Working with an agency is a two-way relationship, and the RFP process is just as much an opportunity for an agency to confirm you are a good fit, as it is for you to review them. Providing a thorough overview of your company will help each agency pitching to assess if the scope of work is suitable for their own business goals.
In addition, the more information you provide, the better they will be able to understand your objectives and goals which will help them to tailor their answers and approach accordingly.
Look to include your company background and current position in the market, company values, team size and key stakeholders, customer demographics, business goals, current marketing activity, USPs, competitors… An agency should act as an extension of your team so anything your marketing department needs to know; the agency needs to know too.
The challenges you face will partly determine the strategy used to reach your business goals, so it is important you include all challenges, both internal and external, in your brief as this will help the agency to identify where they should prioritise their efforts and how. Anything that might impact the work – from technical issues onsite, to increasing competition from online marketplaces, outlining your challenges will help an agency determine where they can add value.
Your RFP should detail exactly what services you are looking for from an agency and what you hope to get from this activity. Be as specific as possible – ‘We want to increase our PPC revenue by X% in the next X months’ is more useful and will influence answers much better than ‘We want someone to manage our PPC’.
Your RFP needs to portray not just the services required, but the exact results you want to gain from the work – in terms of digital KPIs but also your wider business objectives. Understanding the distance between your current position and your desired outcome is crucial to building an effective digital marketing strategy.

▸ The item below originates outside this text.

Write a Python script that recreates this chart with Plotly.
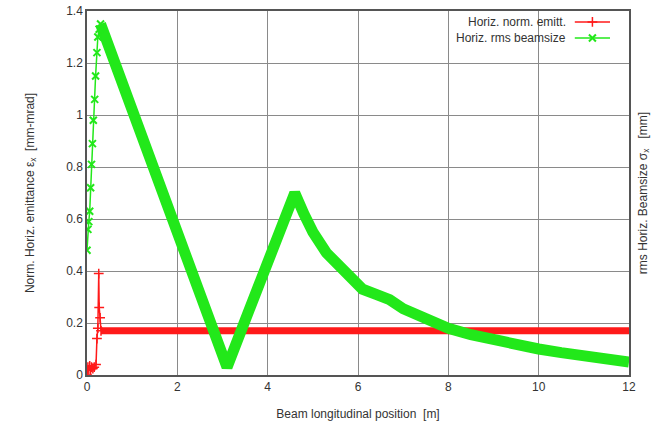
import plotly.graph_objects as go

# ---- data ----
# Horizontal rms beamsize: steep rise region (sparse markers) and dense main region
size_x_rise = [0.0, 0.02, 0.04, 0.06, 0.08, 0.10, 0.12, 0.14, 0.17, 0.19, 0.22, 0.24, 0.27, 0.30]
size_y_rise = [0.48, 0.56, 0.59, 0.63, 0.72, 0.81, 0.89, 0.98, 1.06, 1.15, 1.24, 1.30, 1.33, 1.35]
size_x_main = [0.30, 0.6, 1.0, 1.5, 2.0, 2.5, 3.1, 3.5, 4.0, 4.6, 4.8, 5.0, 5.3, 5.7, 6.1, 6.4, 6.7,
               7.0, 7.5, 8.0, 8.5, 9.0, 9.5, 10.0, 10.5, 11.0, 11.5, 12.0]
size_y_main = [1.35, 1.21, 1.02, 0.79, 0.56, 0.32, 0.03, 0.21, 0.43, 0.70, 0.62, 0.55, 0.47, 0.40, 0.33, 0.31, 0.29,
               0.255, 0.215, 0.18, 0.155, 0.135, 0.117, 0.10, 0.086, 0.073, 0.061, 0.05]

# Horizontal normalized emittance
emit_x_rise = [0.0, 0.02, 0.04, 0.06, 0.08, 0.10, 0.13, 0.16, 0.20, 0.22, 0.24, 0.26, 0.27, 0.29, 0.31]
emit_y_rise = [0.0, 0.03, 0.02, 0.035, 0.02, 0.03, 0.025, 0.03, 0.04, 0.14, 0.18, 0.39, 0.26, 0.22, 0.17]
emit_x_main = [0.31, 1.0, 2.0, 3.0, 4.0, 5.0, 6.0, 7.0, 8.0, 9.0, 10.0, 11.0, 12.0]
emit_y_main = [0.17, 0.17, 0.17, 0.17, 0.17, 0.17, 0.17, 0.17, 0.17, 0.17, 0.17, 0.17, 0.17]

x_ticks = [0, 2, 4, 6, 8, 10, 12]
y_ticks = [0, 0.2, 0.4, 0.6, 0.8, 1, 1.2, 1.4]
y_tick_labels = ["0", "0.2", "0.4", "0.6", "0.8", "1", "1.2", "1.4"]

legend_labels = ["Horiz. norm. emitt.", "Horiz. rms beamsize"]

RED = "#ff1a1a"
GREEN = "#22e81a"
TXT = "#333333"
FONT = "Liberation Sans, Arial, sans-serif"

fig = go.Figure()

# emittance
fig.add_trace(go.Scatter(x=emit_x_main, y=emit_y_main, mode="lines",
                         line=dict(color=RED, width=7), showlegend=False, hoverinfo="skip"))
fig.add_trace(go.Scatter(x=emit_x_rise, y=emit_y_rise, mode="lines+markers",
                         line=dict(color=RED, width=1.5),
                         marker=dict(symbol="cross-thin", size=7, line=dict(color=RED, width=1.5)),
                         showlegend=False))
# beamsize
fig.add_trace(go.Scatter(x=size_x_main, y=size_y_main, mode="lines",
                         line=dict(color=GREEN, width=11), showlegend=False))
fig.add_trace(go.Scatter(x=size_x_rise, y=size_y_rise, mode="lines+markers",
                         line=dict(color=GREEN, width=1.5),
                         marker=dict(symbol="x-thin", size=7, line=dict(color=GREEN, width=2)),
                         showlegend=False))

# legend samples drawn on a hidden 0..1 axis pair
LY = [0.970, 0.926]
fig.add_trace(go.Scatter(x=[0.900, 0.965], y=[LY[0], LY[0]], xaxis="x3", yaxis="y3",
                         mode="lines", line=dict(color=RED, width=1.5), showlegend=False, hoverinfo="skip"))
fig.add_trace(go.Scatter(x=[0.9325], y=[LY[0]], xaxis="x3", yaxis="y3", mode="markers",
                         marker=dict(symbol="cross-thin", size=7, line=dict(color=RED, width=1.5)),
                         showlegend=False, hoverinfo="skip"))
fig.add_trace(go.Scatter(x=[0.900, 0.965], y=[LY[1], LY[1]], xaxis="x3", yaxis="y3",
                         mode="lines", line=dict(color=GREEN, width=1.5), showlegend=False, hoverinfo="skip"))
fig.add_trace(go.Scatter(x=[0.9325], y=[LY[1]], xaxis="x3", yaxis="y3", mode="markers",
                         marker=dict(symbol="x-thin", size=7, line=dict(color=GREEN, width=2)),
                         showlegend=False, hoverinfo="skip"))

for i, lab in enumerate(legend_labels):
    fig.add_annotation(x=0.887, y=LY[i], xref="paper", yref="paper", text=lab,
                       showarrow=False, xanchor="right", yanchor="middle",
                       font=dict(family=FONT, size=12, color=TXT))

fig.update_layout(
    width=659, height=425,
    margin=dict(l=87, r=30, t=11, b=50),
    paper_bgcolor="white", plot_bgcolor="white",
    font=dict(family=FONT, size=12, color=TXT),
    xaxis=dict(range=[0, 12], tickvals=x_ticks, ticktext=[str(v) for v in x_ticks],
               showgrid=True, gridcolor="#8a8a8a", gridwidth=1, zeroline=False,
               showline=True, linecolor="#555", linewidth=1.5, mirror=True,
               ticks="", tickfont=dict(size=12, color=TXT), automargin=False,
               title=dict(text="Beam longitudinal position  [m]", standoff=16,
                          font=dict(size=12, color=TXT))),
    yaxis=dict(range=[0, 1.4], tickvals=y_ticks, ticktext=y_tick_labels,
               showgrid=True, gridcolor="#8a8a8a", gridwidth=1, zeroline=False,
               showline=True, linecolor="#555", linewidth=1.5, mirror=True,
               ticks="", tickfont=dict(size=12, color=TXT), automargin=False,
               title=dict(text="Norm. Horiz. emittance ε<sub>x</sub>  [mm-mrad]", standoff=29,
                          font=dict(size=12, color=TXT))),
    yaxis2=dict(range=[0, 1.4], overlaying="y", side="right", showticklabels=False,
                showgrid=False, zeroline=False, ticks="", automargin=False,
                title=dict(text="rms Horiz. Beamsize σ<sub>x</sub>   [mm]", standoff=9,
                           font=dict(size=12, color=TXT))),
    xaxis3=dict(domain=[0, 1], range=[0, 1], visible=False, anchor="y3", overlaying="x"),
    yaxis3=dict(domain=[0, 1], range=[0, 1], visible=False, anchor="x3", overlaying="y"),
)
# dummy trace to show the right axis title
fig.add_trace(go.Scatter(x=[None], y=[None], yaxis="y2", showlegend=False))

fig.write_html("out.html", config={"displayModeBar": False, "displaylogo": False},
               post_script="document.body.style.margin='0';")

Sharing the timeline for the scope of work will ensure that any agencies who do not have the capacity to complete the work within the timeframe are filtered out. Your budget and expected time frame will play a huge part in the strategy that is proposed. Being clear with these factors upfront allows each agency to propose a strategy they feel best uses the budget to reach your goals, rather than presenting a strategy which is out of budget and will later need to be scaled back.
Your RFP should explain the criteria you will use to select an agency partner, as well as any scoring systems that will be used. Responding to RFPs can require a lot of work from multiple people in the agency, so by including this information in the RFP you will prevent agencies who are unsuitable from applying, saving both parties time.
An agency needs to know exactly what information you want from them to be able to write a cohesive RFP answer. Vague questions are likely to get vague answers that do not truly reflect the agency’s capabilities, or how they would specifically service your needs. It’s also difficult to compare the answers from different agencies when broad or generic questions are used as they may be interpreted differently.
When writing your questions, think about how what you want to know (e.g. their approach to a channel) can be related back to what you hope to achieve. This can be done by either creating specific questions throughout (e.g. How would you approach X to do Y?) or outlining objectives in the brief and asking the agency to refer back to these objectives when answering each question.
To make writing an effective RFP even easier, we have created an RFP template which can be completely customised to suit your needs. Within the template are example questions across all digital services; these can be kept in and used as they are, tailored to specific work requirements you have, or removed and alternative questions added in.
By using our template and the above tips, you should have no trouble creating the perfect RFP document that will help you narrow down potential agencies to invite to pitch.